New GFSI position paper introduces refined framework to help organisations globally embed measurable food safety culture and drive continuous improvement worldwide.

The Global Food Safety Initiative (GFSI) has launched an updated position paper introducing a refined framework designed to help organisations strengthen and measure food safety culture across the global food system.
Unveiled this week at the GFSI Conference in Vancouver, the new edition of A Culture of Food Safety draws on insights from more than 180 academic and industry sources, including behavioural science, organisational research and empirical studies.
Building on the widely cited 2018 edition, which helped establish a common language for discussing food safety culture, version 2.0 introduces a dual-layered model that links organisational values with everyday operational behaviour.
The framework identifies two core components: ‘Organisational Foundations’, encompassing leadership, purpose and shared values that shape an organisation’s DNA, and ‘Manifested Practices’, the visible behaviours and day-to-day actions that ensure food safety across the supply chain.
According to GFSI, aligning these two layers enables companies to move beyond regulatory compliance and instead embed a culture focused on continuous improvement and proactive risk management.
Framework aims to embed measurable food safety culture
The paper reinforces the initiative’s central premise that food safety culture is not solely driven by leadership or training programmes, but by the interaction of shared values, behaviours, risk awareness and organisational learning. To be effective, the report argues, food safety culture must also be measurable, actionable and continuously improved.
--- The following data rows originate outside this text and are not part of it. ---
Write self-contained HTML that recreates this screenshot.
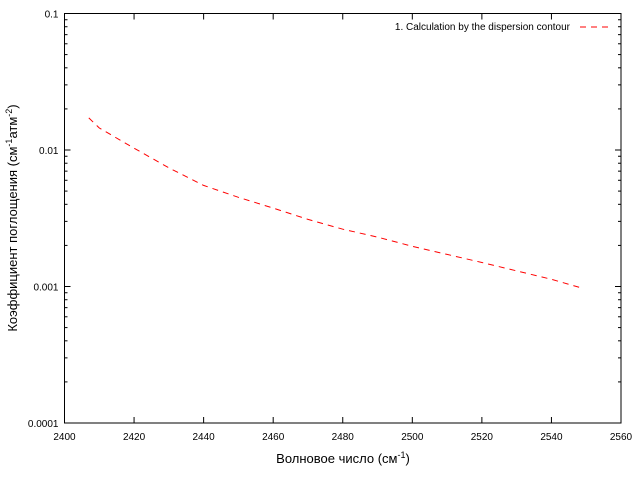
<!DOCTYPE html>
<html><head><meta charset="utf-8"><style>
body{margin:0;background:#fff;}
svg{display:block;font-family:"Liberation Sans","DejaVu Sans",sans-serif;}
</style></head><body>
<svg id="chart" width="640" height="480" viewBox="0 0 640 480">
<rect x="0" y="0" width="640" height="480" fill="#fff"/>
<g id="ticks"></g>
<path id="curve" fill="none" stroke="#ff0000" stroke-width="1" stroke-dasharray="6,5"/>
<rect x="64.5" y="13.5" width="556.5" height="409.5" fill="none" stroke="#000" stroke-width="1"/>
<text x="570" y="30" font-size="10" text-anchor="end" fill="#000">1. Calculation by the dispersion contour</text>
<line x1="580" y1="27" x2="612" y2="27" stroke="#ff0000" stroke-dasharray="6,5"/>
<text x="343" y="463" font-size="13" text-anchor="middle">Волновое число (см<tspan dy="-5" font-size="9">-1</tspan><tspan dy="5">)</tspan></text>
<text transform="translate(17,218) rotate(-90)" font-size="13" text-anchor="middle">Коэффициент поглощения (см<tspan dy="-5" font-size="9">-1</tspan><tspan dy="5">атм</tspan><tspan dy="-5" font-size="9">-2</tspan><tspan dy="5">)</tspan></text>
</svg>
<script>
const xValues=[2407,2410,2420,2430,2440,2450,2460,2470,2480,2490,2500,2510,2520,2530,2540,2549];
const yValues=[0.0172,0.0145,0.0103,0.0074,0.0055,0.0045,0.00375,0.0031,0.00263,0.0023,0.00197,0.00172,0.0015,0.0013,0.00113,0.00097];
const xTicks=[2400,2420,2440,2460,2480,2500,2520,2540,2560];
const yTicks=[0.0001,0.001,0.01,0.1];
const yTickLabels=["0.0001","0.001","0.01","0.1"];
const L=64.5,R=621,T=13.5,B=423;
const sx=v=>L+(v-2400)/160*(R-L);
const sy=v=>B-(Math.log10(v)+4)/3*(B-T);
const ns="http://www.w3.org/2000/svg";
const g=document.getElementById('ticks');
function line(x1,y1,x2,y2){const l=document.createElementNS(ns,'line');l.setAttribute('x1',x1);l.setAttribute('y1',y1);l.setAttribute('x2',x2);l.setAttribute('y2',y2);l.setAttribute('stroke','#000');


g.appendChild(l);}
function txt(x,y,s,anchor){const t=document.createElementNS(ns,'text');t.setAttribute('x',x);t.setAttribute('y',y);t.setAttribute('font-size','10');t.setAttribute('text-anchor',anchor);t.textContent=s;


g.appendChild(t);}
xTicks.forEach(v=>{const x=sx(v);line(x,B,x,B-6);line(x,T,x,T+6);txt(x,B+17,String(v),'middle');});
yTicks.forEach((v,i)=>{const y=sy(v);line(L,y,L+6,y);line(R,y,R-6,y);txt(L-6,y+4,yTickLabels[i],'end');
if(i<yTicks.length-1){for(let k=2;k<10;k++){const yy=sy(v*k);line(L,yy,L+3,yy);line(R,yy,R-3,yy);}}});
let d='';xValues.forEach((x,i)=>{d+=(i?'L':'M')+sx(x).toFixed(1)+','+sy(yValues[i]).toFixed(1);});
document.getElementById('curve').setAttribute('d',d);
</script>
</body></html>
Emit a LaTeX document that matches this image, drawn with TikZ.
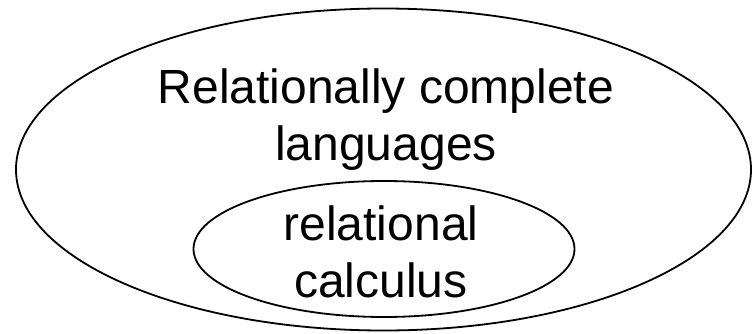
\documentclass[tikz,border=0pt]{standalone}
\usepackage{fontspec}
\setmainfont{Liberation Sans}
\usetikzlibrary{shapes.geometric}
\definecolor{inkblk}{HTML}{000000}

\tikzset{
  setring/.style={draw=inkblk, ellipse, line width=1.8pt, inner sep=0pt},
  setlabel/.style={text=inkblk, align=center, font=\fontsize{48}{57}\selectfont}
}

\begin{document}
\begin{tikzpicture}[x=1pt, y=1pt]

% Background
\useasboundingbox (0,0) rectangle (752,333);

% Outer set
\node[setring, minimum width=735pt, minimum height=322pt] (complete) at (383.5,163.5) {};
\node[setlabel] (completelbl) at (386,213.5) {Relationally complete\\languages};

% Inner set
\node[setring, minimum width=381pt, minimum height=136pt] (calculus) at (384,84) {};
\node[setlabel] (calculuslbl) at (381,81.5) {relational\\calculus};

\end{tikzpicture}
\end{document}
Elizabeth Andoh-Kesson, Interim Director of GFSI, said: “Food safety culture is a critical determinant of food safety outcomes – and strong food safety cultures are built through shared values, consistent behaviours and a deep awareness of risk.
Too often, food safety is only high on the agenda when there is a crisis, which has to change. In an increasingly complex food system, food safety should go beyond formal regulations to live within the culture of an organisation.”
Alongside the updated framework, the paper outlines recommendations for industry, regulators and certification bodies. These include adopting an integrated systems-and-culture approach to food safety management, using GFSI’s five-dimension framework when developing standards and training programmes, and assessing food safety culture through multiple indicators rather than a single metric.
The report also calls for further research into underexplored areas, particularly consistency and organisational adaptability, which remain less studied in the current literature.